How should we decide which exposures are excluded from the solution?

  • Exposures that only have a few resolvable stars and exposures that have very high standard deviations should be excluded from the solution as they most likely had some sort of large atmospheric or statistically significant interference and could introduce unnecessary error into our photometric calculations.

How does the solver navigate around all-zero weights in columns/rows of the weight matrix? Why is this a necessary step?

  • If either stars or entire exposures are completely nullified by the weight matrix, the solver chooses to exclude them entirely instead of just setting their values to zero. This greatly reduces the load on the solver in its calculations, thereby increasing the runtime efficiency of the program as a whole while increasing its overall performance.
The exclusion of stars and exposures from the ensemble module.

Are there differences between this dataset and your dataset? How will you approach these differences?

  • Our dataset spans multiple bands, and we will be considering the light curve of more than just one object of interest. I assume we will need to be sure that we make similar decisions across bands in order to keep results consistent. In addition, our dataset will have many more nights of observing, with many fewer observations each night. This means the light curves will be spread out over a much larger time frame but will not provide as much information about variation on short times scales.

What are the benefits of doing this in an interactive manner?

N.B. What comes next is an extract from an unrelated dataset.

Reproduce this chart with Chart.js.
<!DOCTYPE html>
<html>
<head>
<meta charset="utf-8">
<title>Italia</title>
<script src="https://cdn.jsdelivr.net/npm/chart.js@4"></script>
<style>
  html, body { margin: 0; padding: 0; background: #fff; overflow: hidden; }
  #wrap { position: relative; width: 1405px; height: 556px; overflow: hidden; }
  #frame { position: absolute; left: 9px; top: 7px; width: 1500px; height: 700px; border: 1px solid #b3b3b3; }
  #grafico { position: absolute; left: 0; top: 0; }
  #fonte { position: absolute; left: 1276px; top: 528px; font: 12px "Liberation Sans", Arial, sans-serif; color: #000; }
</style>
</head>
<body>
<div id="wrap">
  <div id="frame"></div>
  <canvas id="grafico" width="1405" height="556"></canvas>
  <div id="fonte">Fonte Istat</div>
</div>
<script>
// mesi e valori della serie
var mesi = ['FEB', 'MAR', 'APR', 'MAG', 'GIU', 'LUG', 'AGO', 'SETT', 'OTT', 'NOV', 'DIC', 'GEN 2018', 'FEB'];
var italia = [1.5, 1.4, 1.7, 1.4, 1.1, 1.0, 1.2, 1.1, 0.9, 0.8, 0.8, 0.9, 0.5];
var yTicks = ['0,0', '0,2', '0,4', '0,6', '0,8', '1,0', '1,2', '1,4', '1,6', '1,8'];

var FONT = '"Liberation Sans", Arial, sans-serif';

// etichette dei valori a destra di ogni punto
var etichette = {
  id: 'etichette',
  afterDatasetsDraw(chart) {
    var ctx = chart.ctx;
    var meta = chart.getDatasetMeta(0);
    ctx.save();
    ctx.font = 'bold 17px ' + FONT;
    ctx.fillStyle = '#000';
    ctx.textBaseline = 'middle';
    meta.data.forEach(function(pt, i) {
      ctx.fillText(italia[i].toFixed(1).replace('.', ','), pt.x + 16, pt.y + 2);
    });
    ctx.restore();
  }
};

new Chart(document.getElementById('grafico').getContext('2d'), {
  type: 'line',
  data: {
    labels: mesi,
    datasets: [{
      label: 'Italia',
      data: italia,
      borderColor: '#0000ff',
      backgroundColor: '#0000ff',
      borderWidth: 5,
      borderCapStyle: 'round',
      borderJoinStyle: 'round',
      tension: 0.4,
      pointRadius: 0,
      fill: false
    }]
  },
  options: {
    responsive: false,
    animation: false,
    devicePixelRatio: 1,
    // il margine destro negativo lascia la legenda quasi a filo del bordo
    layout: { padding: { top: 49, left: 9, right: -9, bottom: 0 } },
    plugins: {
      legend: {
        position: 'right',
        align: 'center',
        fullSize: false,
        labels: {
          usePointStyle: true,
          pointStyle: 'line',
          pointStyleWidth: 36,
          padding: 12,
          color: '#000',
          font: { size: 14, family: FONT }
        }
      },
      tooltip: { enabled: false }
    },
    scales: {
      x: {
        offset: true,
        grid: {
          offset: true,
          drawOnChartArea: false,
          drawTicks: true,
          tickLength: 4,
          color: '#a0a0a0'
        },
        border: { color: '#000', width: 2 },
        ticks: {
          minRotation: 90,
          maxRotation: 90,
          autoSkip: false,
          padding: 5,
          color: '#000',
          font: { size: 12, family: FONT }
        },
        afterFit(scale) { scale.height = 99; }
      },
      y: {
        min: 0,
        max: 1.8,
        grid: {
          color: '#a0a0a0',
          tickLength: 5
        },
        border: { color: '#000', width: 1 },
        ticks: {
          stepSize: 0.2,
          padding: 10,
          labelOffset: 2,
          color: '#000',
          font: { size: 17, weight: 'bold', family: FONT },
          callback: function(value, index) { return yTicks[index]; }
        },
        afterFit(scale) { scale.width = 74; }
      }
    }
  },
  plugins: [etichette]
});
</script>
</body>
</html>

  • An interactive approach to this sort of calculation allows us to very easily determine what data points we want to include and exclude on the fly. Since we will be relying quite a bit on our own intuition to make the judgment about which data points to throw out, and interactive interface allows immediate feedback to these choices, greatly increasing the efficiency of the process. (Thank you Connor!) 
A light curve of GM Aur plotted using the ensemble module and code written in part by Cat Sarosi.

Mist Isochrone Paper

This week I chose to discuss the paper that introduced the MIST isochrones. The paper essentially focuses on using the stellar evolution code MESA to generate simulations of young and evolving stars. It then calculates probabilistic paths for stars of different initial masses, and then uses extremely clever interpolation models to generate isochrones for an effectively continuous range of initial masses. Shown below is a diagram from the paper that compares a MIST isochrone to an earlier isochrone model that generates from a much lower level set of calculations.

MIST model in grey with a lower level model in green.

They also discussed quite a bit of evolutionary modeling theory. In the figure below, they are comparing EEPs or Equivalent Evolutionary Tracks which they define as “a series of points that can be identified in all stellar evolution tracks.” The paper goes on to discuss the use of EEPs and the eventual generation of isochrones. I am still working through some of the more technical theory, and hope to present all that I have learned in class.

A handful of primary Equivalent Evolutionary Phases.

The overall concept of the paper is relatively technical, but outlines the improvements and deficiencies of the MIST models, as of 2016. This will be very helpful if we want to use their isochrone models, or possibly even recreate some of their findings in MESA ourselves. I’ll have some more graphics and quite a bit more to say in class tomorrow!